The effect of this instruction was virtually to take away from the consideration of the jury the only real disputed question in *159the case. It states that “it is sufficient if it be shown that the killing was done at any time prior to the finding of the indictment” j and then adds, “this the State has fully established.” The defendants had pleaded not guilty to the indictment, and this put in issue every material allegation, and the proof of them devolved upon the State. The killing of the deceased by the defendants was the fact in dispute, and must necessarily be found by the jury before the question as to whether it was done - premeditatedly or not could arise. It was a fact for the jury to find, and belonged exclusively to their province to determine from the evidence. But this fact the court withdraws from their consideration by instructing them it is fully established, and that the only question about which there is any dispute is’ that which charges the defendants with having purposely, and of deliberate and premeditated malice, caused the death of Michael Purcell. The effect of the instruction was admitted at the argument, but it was sought to avoid it by' the statement that this fact was expressly admitted by the counsel for the defendants in making his opening statement. But we do not thus understand the record, nor think any such admission was intended or meant, upon the facts disclosed by the record. The fact that Purcell had been killed was admitted. He had been found dead in his cabin, and evidently shot to death by someone. A coroner’s jury had performed its office over his remains, and the fact that Michael Purcell was killed was well known and generally admitted. And this is all Judge Hanna’s statement amounted to. He admitted that Michael Purcell had been killed, but he did not admit that the defendants had done the deed. The doing of the deed was the fact in dispute, and which the defendants had denied by their plea to the indictment. By the indictment the defendants were not only charged with the killing of the deceased, but doing it with malice and ’ premeditation. These were facts to be proved by the State, and to be found by the jury upon the issue joined.

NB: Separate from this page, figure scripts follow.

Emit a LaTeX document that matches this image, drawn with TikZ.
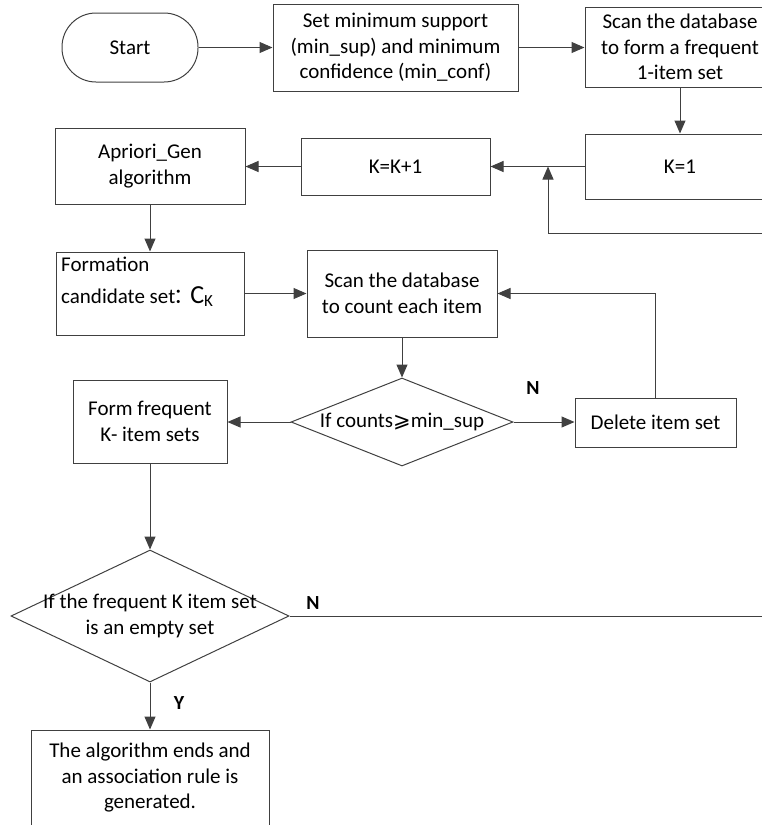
\documentclass[tikz,border=0pt]{standalone}
\usepackage{fontspec}
\setmainfont{Carlito}
\newfontfamily\symfont{DejaVu Sans}
\newfontfamily\cjkfont{Noto Sans CJK SC}
\usetikzlibrary{arrows.meta,shapes.geometric}
\definecolor{linegray}{RGB}{64,64,64}
\begin{document}
\begin{tikzpicture}[x=1pt,y=-1pt,
  every node/.style={font=\fontsize{21}{25.5}\selectfont, text=black},
  box/.style={draw=linegray, line width=1pt, rectangle, inner sep=0pt, align=center},
  dec/.style={draw=linegray, line width=1pt, diamond, inner sep=0pt},
  conn/.style={draw=linegray, line width=1pt, -{Triangle[length=13pt,width=11pt]}},
  lbl/.style={font=\fontsize{20}{24}\selectfont\bfseries}]
\useasboundingbox (0,0) rectangle (762,825);
\clip (0,0) rectangle (762,825);

\node[box, rounded corners=34pt, minimum width=136pt, minimum height=69pt] (start) at (130,47.5) {Start};
\node[box, minimum width=245pt, minimum height=87pt] (set) at (395.5,47.5) {Set minimum support\\(min\_sup) and minimum\\confidence (min\_conf)};
\node[box, minimum width=190pt, minimum height=80pt] (scan1) at (680,47) {Scan the database\\to form a frequent\\1-item set};
\node[box, minimum width=190pt, minimum height=65pt] (k1) at (680,166.5) {K=1};
\node[box, minimum width=189pt, minimum height=57pt] (kk) at (395.5,166.5) {K=K+1};
\node[box, minimum width=190pt, minimum height=76pt] (apr) at (150,166) {Apriori\_Gen\\algorithm};
\node[box, minimum width=188pt, minimum height=83pt] (form) at (150,293.5) {};
\node[anchor=base west, inner sep=0pt] (formtxt1) at (61,271) {Formation};
\node[anchor=base west, inner sep=0pt] (formtxt2) at (61,303) {candidate set\hspace{-2pt}{\cjkfont ：}\hspace{-4pt}{\fontsize{26}{30}\selectfont C}\raisebox{-3pt}{\fontsize{17}{20}\selectfont K}};
\node[box, minimum width=190pt, minimum height=87pt] (scan2) at (402,293.5) {Scan the database\\to count each item};
\node[dec, minimum width=222pt, minimum height=88pt] (d1) at (402,422) {};
\node[inner sep=0pt] (d1txt) at (d1.center) {If counts{\symfont ⩾}min\_sup};
\node[box, minimum width=154pt, minimum height=83pt] (freq) at (150,421.5) {Form frequent\\K- item sets};
\node[box, minimum width=161pt, minimum height=49pt] (del) at (655.5,422.5) {Delete item set};
\node[dec, minimum width=278pt, minimum height=132pt] (d2) at (150,616) {};
\node[inner sep=0pt, align=center] (d2txt) at (d2.center) {If the frequent K item set\\is an empty set};
\node[box, minimum width=238pt, minimum height=96pt] (end) at (150,778) {The algorithm ends and\\an association rule is\\generated.};

\draw[conn] (start) -- (set);
\draw[conn] (set.east) -- (set.east -| scan1.west);
\draw[conn] (scan1) -- (k1);
\draw[conn] (k1) -- (kk);
\draw[conn] (kk.west) -- (kk.west -| apr.east);
\draw[conn] (apr) -- (form);
\draw[conn] (form) -- (scan2);
\draw[conn] (scan2) -- (d1);
\draw[conn] (d1.west) -- (d1.west -| freq.east);
\draw[conn] (d1.east) -- (d1.east -| del.west);
\draw[conn] (del.north) |- (scan2.east);
\draw[conn] (freq) -- (d2);
\draw[conn] (d2) -- (end);
\coordinate (j) at (548,166.5);
\coordinate (r1) at (790,616);
\coordinate (r2) at (790,233);
\draw[conn] (d2.east) -- (r1) -- (r2) -- (r2 -| j) -- (j);

\node[lbl] (n1) at (533,388) {N};
\node[lbl] (n2) at (313,603) {N};
\node[lbl] (y1) at (179,703) {Y};
\end{tikzpicture}
\end{document}
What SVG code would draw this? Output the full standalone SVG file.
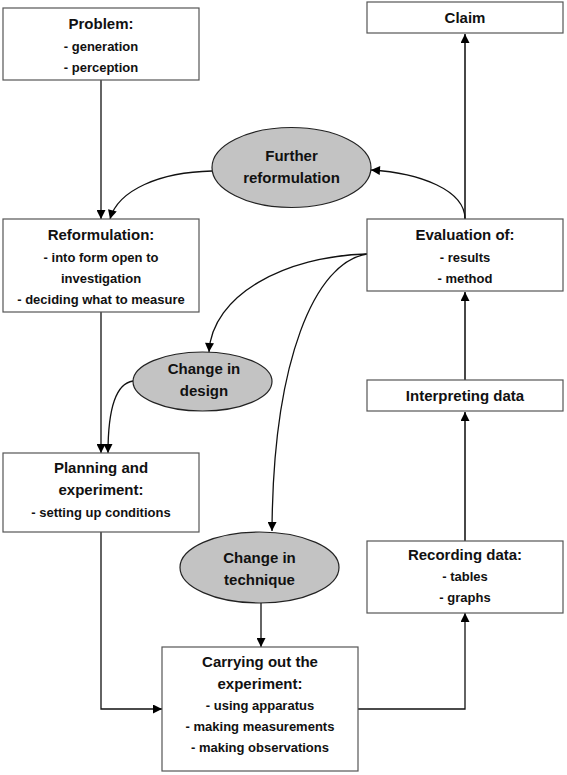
<svg xmlns="http://www.w3.org/2000/svg" width="567" height="775" viewBox="0 0 567 775">
<style>
.box{fill:#fff;stroke:#555;stroke-width:1.2}
.ell{fill:#c3c3c3;stroke:#222;stroke-width:1.2}
.t{font-family:"Liberation Sans",Arial,sans-serif;font-weight:bold;font-size:15px;text-anchor:middle;fill:#111}
.s{font-family:"Liberation Sans",Arial,sans-serif;font-weight:bold;font-size:13px;text-anchor:middle;fill:#111}
.c{fill:none;stroke:#111;stroke-width:1.3;marker-end:url(#ah)}
.c2{fill:none;stroke:#333;stroke-width:1.8;marker-end:url(#ah)}
</style>
<defs>
<marker id="ah" viewBox="0 0 10 10" refX="10" refY="5" markerWidth="10" markerHeight="9" markerUnits="userSpaceOnUse" orient="auto">
<path d="M0,0 L10,5 L0,10 z" fill="#000"/>
</marker>
</defs>
<rect width="567" height="775" fill="#fff"/>
<g id="connectors">
<path class="c" d="M101,80 V219"/>
<path class="c" d="M212,171 C160,172 118,190 110,219"/>
<path class="c2" d="M465,219 V34"/>
<path class="c" d="M465,219 C465,190 420,173 371,170"/>
<path class="c" d="M367,254 C285,256 212,295 209,352"/>
<path class="c" d="M367,254 C315,262 273,360 272,531"/>
<path class="c2" d="M465,380 V292"/>
<path class="c2" d="M465,541 V412"/>
<path class="c" d="M101,312 V453"/>
<path class="c" d="M133,381 C112,384 108,420 108,453"/>
<path class="c" d="M261,603 V647"/>
<path class="c" d="M101,532 V709 H162"/>
<path class="c" d="M358,709 H465 V613"/>
</g>
<g id="problem">
<rect class="box" x="3" y="8" width="196" height="72"/>
<text class="t" x="101" y="29">Problem:</text>
<text class="s" x="101" y="51">- generation</text>
<text class="s" x="101" y="72">- perception</text>
</g>
<g id="claim">
<rect class="box" x="367" y="2" width="196" height="31"/>
<text class="t" x="465" y="23">Claim</text>
</g>
<g id="further-reformulation">
<ellipse class="ell" cx="291.5" cy="167.5" rx="79.5" ry="40"/>
<text class="t" x="291.5" y="161">Further</text>
<text class="t" x="291.5" y="183">reformulation</text>
</g>
<g id="reformulation">
<rect class="box" x="3" y="219" width="196" height="93"/>
<text class="t" x="101" y="240">Reformulation:</text>
<text class="s" x="101" y="262">- into form open to</text>
<text class="s" x="101" y="283">investigation</text>
<text class="s" x="101" y="304">- deciding what to measure</text>
</g>
<g id="evaluation">
<rect class="box" x="367" y="219" width="196" height="72"/>
<text class="t" x="465" y="240">Evaluation of:</text>
<text class="s" x="465" y="262">- results</text>
<text class="s" x="465" y="283">- method</text>
</g>
<g id="change-in-design">
<ellipse class="ell" cx="202.5" cy="381.5" rx="69.5" ry="29.5"/>
<text class="t" x="204" y="374">Change in</text>
<text class="t" x="204" y="396">design</text>
</g>
<g id="interpreting">
<rect class="box" x="367" y="380" width="196" height="31"/>
<text class="t" x="465" y="401">Interpreting data</text>
</g>
<g id="planning">
<rect class="box" x="3" y="453" width="196" height="79"/>
<text class="t" x="101" y="473">Planning and</text>
<text class="t" x="101" y="495">experiment:</text>
<text class="s" x="101" y="517">- setting up conditions</text>
</g>
<g id="change-in-technique">
<ellipse class="ell" cx="259.5" cy="567.5" rx="79.5" ry="35.5"/>
<text class="t" x="259.5" y="563">Change in</text>
<text class="t" x="259.5" y="585">technique</text>
</g>
<g id="recording">
<rect class="box" x="367" y="541" width="196" height="72"/>
<text class="t" x="465" y="560">Recording data:</text>
<text class="s" x="465" y="581">- tables</text>
<text class="s" x="465" y="602">- graphs</text>
</g>
<g id="carrying-out">
<rect class="box" x="162" y="647" width="196" height="124"/>
<text class="t" x="260" y="667">Carrying out the</text>
<text class="t" x="260" y="689">experiment:</text>
<text class="s" x="260" y="710">- using apparatus</text>
<text class="s" x="260" y="731">- making measurements</text>
<text class="s" x="260" y="752">- making observations</text>
</g>
</svg>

The killing of Michael Purcell by the defendants was, therefore, one of the principal facts in dispute, and which it was the duty of the jury to determine from the evidence. It was *160for them to say whether the evidence fully established this fact, and not for the court. And this is rendered- all the more mischievous and dangerous from that which follows, that “ the only material allegation about which there is any dispute is that which charges the defendants with having purposely caused the death of Michael Purcell.” There is no other question, because the killing of the deceased by the defendants being fully established, the only remaining question was whether it was done with malice and premeditation. This was consistent with what had preceded; and as the killing had been fully established in the opinion of the court, it was natural that this fact should have been assumed, and the attention of the jury directed to the .only question about which there was any dispute; In People v. Dick, 32 Cal. 216, the court say: —

“It is better for the court, in charging the jury in a criminal case, to avoid assuming any material fact as proved, however clear to the mind of the court such fact may seem to be established, because it. is the province of the jury, unaided by the judge, to say whether a fact is proved or otherwise.”

And in State v. Whitney, 7 Oreg. 309, Kelly, C. J., said: —

“It is the exclusive province of the jury to determine questions of fact. They and they only have a right to judge of the credibility of witnesses, and the weight and effect of their testimony. And it has always been held to be an erroneous instruction when the court assumed any controverted fact to be proven, instead of submitting to the jury the question whether or not it has been established by the testimony before them.”

The judgment must be reversed, and a new trial ordered.